First, Hortensio admits that he is not the music teacher that he pretends to be. Hortensio agrees with Tranio that Bianca lacks loyalty. It bothers him that Bianca would prefer a man of lower social standing (Cambio, who is really Lucentio) over him. When Tranio (pretending to be Lucentio, another suitor—in support of Lucentio's pursuit of Bianca) swears he will no longer pursue Bianca if Hortensio will do the same, Hortensio joins him, swearing the he will stop his attempts to woo Bianca, finding her not the woman he believed her to be.

TRA:

Signior Hortensio, I have often heard

Of your entire affection to Bianca;

And since mine eyes are witness of her lightness,

I will with you, if you be so contented, (25)

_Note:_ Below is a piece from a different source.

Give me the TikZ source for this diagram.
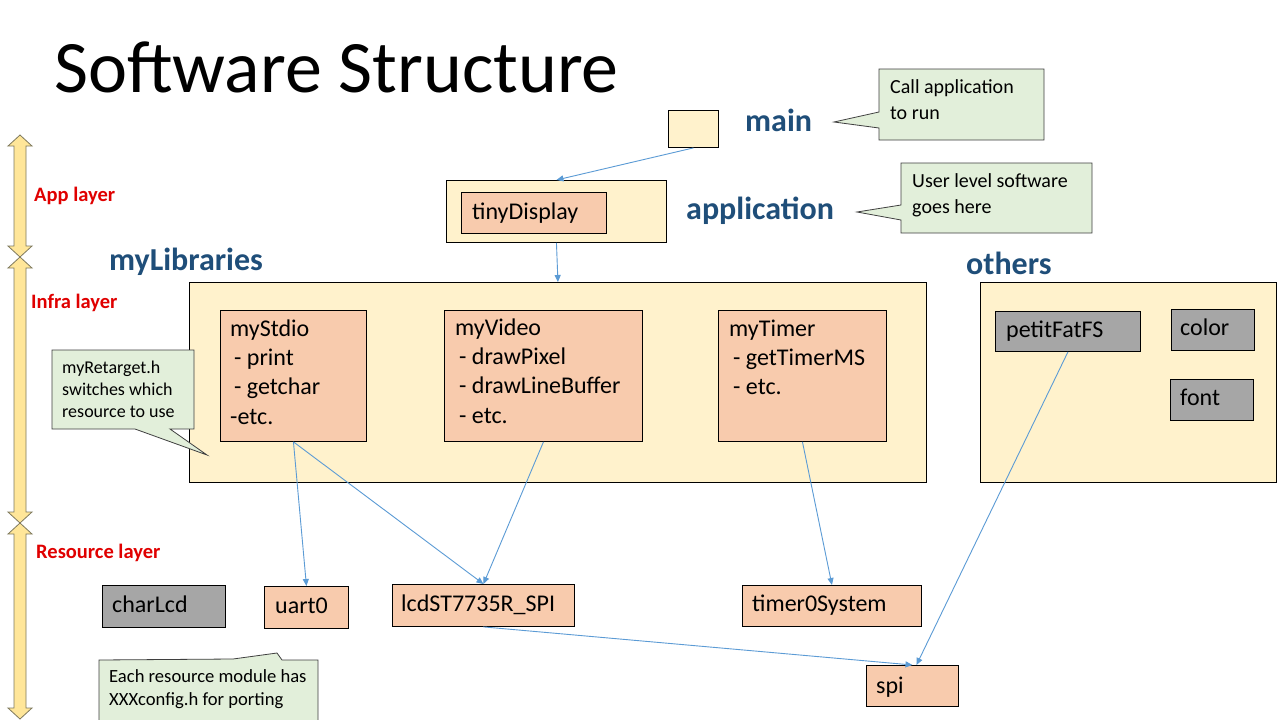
\documentclass[tikz,border=0pt]{standalone}
\usepackage{fontspec}
\setmainfont{Carlito}
\usetikzlibrary{arrows.meta}

\definecolor{peach}{HTML}{F8CBAD}
\definecolor{cream}{HTML}{FFF2CC}
\definecolor{greybox}{HTML}{A6A6A6}
\definecolor{notegreen}{HTML}{E2EFDA}
\definecolor{notedge}{HTML}{3F3F3F}
\definecolor{headblue}{HTML}{1F4E79}
\definecolor{wire}{HTML}{5B9BD5}
\definecolor{layerred}{HTML}{E00000}
\definecolor{layerfill}{HTML}{FFE699}
\definecolor{layerline}{HTML}{7F7A5E}

% vertical double arrow marking one layer, from y=#1 down to y=#2
\newcommand\layerarrow[2]{%
  \draw[layer] (20,#1) -- (32,{#1+11}) -- (26,{#1+11}) -- (26,{#2-11}) -- (32,{#2-11})
    -- (20,#2) -- (8,{#2-11}) -- (14,{#2-11}) -- (14,{#1+11}) -- (8,{#1+11}) -- cycle;}

\begin{document}
\begin{tikzpicture}[x=1pt,y=-1pt,
  box/.style={draw=black, line width=0.9pt, inner sep=0pt, anchor=north west},
  modtext/.style={inner sep=0pt, anchor=base west, font=\fontsize{24}{29.3}\selectfont},
  listtext/.style={inner sep=0pt, anchor=north west, align=left, font=\fontsize{24}{29.3}\selectfont},
  heading/.style={inner sep=0pt, anchor=base west, text=headblue, font=\fontsize{32}{38}\selectfont\bfseries},
  layername/.style={inner sep=0pt, anchor=base west, text=layerred, font=\fontsize{20.5}{24}\selectfont\bfseries},
  note/.style={draw=notedge, fill=notegreen, line width=0.8pt, line join=miter},
  notetext/.style={inner sep=0pt, anchor=north west, align=left},
  conn/.style={draw=wire, line width=0.9pt, -{Triangle[length=7pt,width=6pt]}},
  layer/.style={draw=layerline, fill=layerfill, line width=0.8pt, line join=miter},
]
\useasboundingbox (0,0) rectangle (1280,720);
\fill[white] (0,0) rectangle (1280,720);

% title
\node[inner sep=0pt, anchor=base west, font=\fontsize{74}{82}\selectfont] (title) at (54,92) {Software Structure};

% layer markers
\layerarrow{135}{257}
\layerarrow{257}{523}
\layerarrow{523}{719}
\node[layername] (applayer) at (34,201) {App layer};
\node[layername] (infralayer) at (31,308) {Infra layer};
\node[layername] (reslayer) at (36,558) {Resource layer};

% main and application
\node[box, fill=cream, minimum width=50, minimum height=37] (main) at (668,110) {};
\node[heading] (mainlbl) at (745,131) {main};
\node[box, fill=cream, minimum width=220, minimum height=62] (app) at (446,180) {};
\node[box, fill=peach, minimum width=145, minimum height=41] (tiny) at (461,192) {};
\node[modtext] (tinyt) at (472,219.5) {tinyDisplay};
\node[heading] (applbl) at (686,219) {application};

% callouts for main and application
\draw[note] (879,69) -- (1044,69) -- (1044,140) -- (879,140) -- (879,128) -- (834,122) -- (879,112) -- cycle;
\node[notetext, font=\fontsize{20}{26}\selectfont] (note1) at (890,76) {\rule{0pt}{17pt}Call application\\to run};
\draw[note] (901,163) -- (1092,163) -- (1092,233) -- (901,233) -- (901,220) -- (857,212) -- (901,205) -- cycle;
\node[notetext, font=\fontsize{20}{26}\selectfont] (note2) at (912,170) {\rule{0pt}{17pt}User level software\\goes here};

% myLibraries
\node[heading] (libslbl) at (109,270) {myLibraries};
\node[box, fill=cream, minimum width=737, minimum height=200] (libs) at (189,282) {};
\node[box, fill=peach, minimum width=146, minimum height=131] (stdio) at (220,310) {};
\node[listtext] (stdiot) at (230,316) {\rule{0pt}{20pt}myStdio\\\hspace{4pt}- print\\\hspace{4pt}- getchar\\-etc.};
\node[box, fill=peach, minimum width=198, minimum height=131] (video) at (444,310) {};
\node[listtext] (videot) at (455,315) {\rule{0pt}{20pt}myVideo\\\hspace{4pt}- drawPixel\\\hspace{4pt}- drawLineBuffer\\\hspace{4pt}- etc.};
\node[box, fill=peach, minimum width=168, minimum height=131] (timer) at (718,310) {};
\node[listtext] (timert) at (729,316) {\rule{0pt}{20pt}myTimer\\\hspace{4pt}- getTimerMS\\\hspace{4pt}- etc.};

% retarget callout
\draw[note] (52,350) -- (194,350) -- (194,429) -- (170,429) -- (207,455) -- (135,429) -- (52,429) -- cycle;
\node[notetext, font=\fontsize{18}{22}\selectfont] (note3) at (62,358) {\rule{0pt}{15pt}myRetarget.h\\switches which\\resource to use};

% others
\node[heading] (otherslbl) at (966,274) {others};
\node[box, fill=cream, minimum width=296, minimum height=200] (others) at (980,282) {};
\node[box, fill=greybox, minimum width=145, minimum height=40] (petit) at (995,311) {};
\node[modtext] (petitt) at (1006,337) {petitFatFS};
\node[box, fill=greybox, minimum width=83, minimum height=41] (color) at (1171,309) {};
\node[modtext] (colort) at (1180,335) {color};
\node[box, fill=greybox, minimum width=83, minimum height=41] (font) at (1170,379) {};
\node[modtext] (fontt) at (1180,405) {font};

% resource layer modules
\node[box, fill=greybox, minimum width=123, minimum height=42] (charlcd) at (102,585) {};
\node[modtext] (charlcdt) at (112,612) {charLcd};
\node[box, fill=peach, minimum width=84, minimum height=42] (uart) at (264,586) {};
\node[modtext] (uartt) at (275,613) {uart0};
\node[box, fill=peach, minimum width=182, minimum height=42] (lcd) at (392,584) {};
\node[modtext] (lcdt) at (401,611) {lcdST7735R\_SPI};
\node[box, fill=peach, minimum width=179, minimum height=41] (tsys) at (742,585) {};
\node[modtext] (tsyst) at (752,611) {timer0System};
\node[box, fill=peach, minimum width=92, minimum height=41] (spi) at (866,665) {};
\node[modtext] (spit) at (876,693) {spi};

% porting callout
\draw[note] (99,660) -- (233,659) -- (277,653) -- (282,660) -- (318,660) -- (318,724) -- (99,724) -- cycle;
\node[notetext, font=\fontsize{18.6}{23}\selectfont] (note4) at (109,667) {\rule{0pt}{15pt}Each resource module has\\XXXconfig.h for porting};

% dependencies
\draw[conn] (main.south) -- (app.north);
\draw[conn] (app.south) -- (libs.north);
\draw[conn] (stdio.south) -- (uart.north);
\draw[conn] (stdio.south) -- (lcd.north);
\draw[conn] (video.south) -- (lcd.north);
\draw[conn] (timer.south) -- (tsys.north);
\draw[conn] (lcd.south) -- (spi.north);
\draw[conn] (petit.south) -- ([xshift=4pt]spi.north);
\end{tikzpicture}
\end{document}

Forswear Bianca and her love for ever.

HOR:

See, how they kiss and court! Signior Lucentio,

Here is my hand, and here I firmly vow

Never to woo her no more, but do forswear her,

As one unworthy all the former favours (30)

That I have fondly flatter'd her withal.

Once so sworn, Hortensio announces that he will marry a wealthy widow whom he has only known a short time, who has loved him as much as he has loved Bianca. He promises that from now on, when searching for love, he will look for kindness in women, rather than their beauty. I.e., he will look for the beauty within, rather than outward beauty.

HOR:

For me, that I may surely keep mine oath,

I will be married to a wealthy widow,

Ere three days pass, which hath as long loved me

As I have loved this proud disdainful haggard.

And so farewell, Signior Lucentio. (40)

Kindness in women, not their beauteous looks,

Shall win my love: and so I take my leave,

In resolution as I swore before.

It would seem with Hortensio's departure that the competition Lucentio has faced has been reduced to make his pursuit of the lovely Bianca that much easier.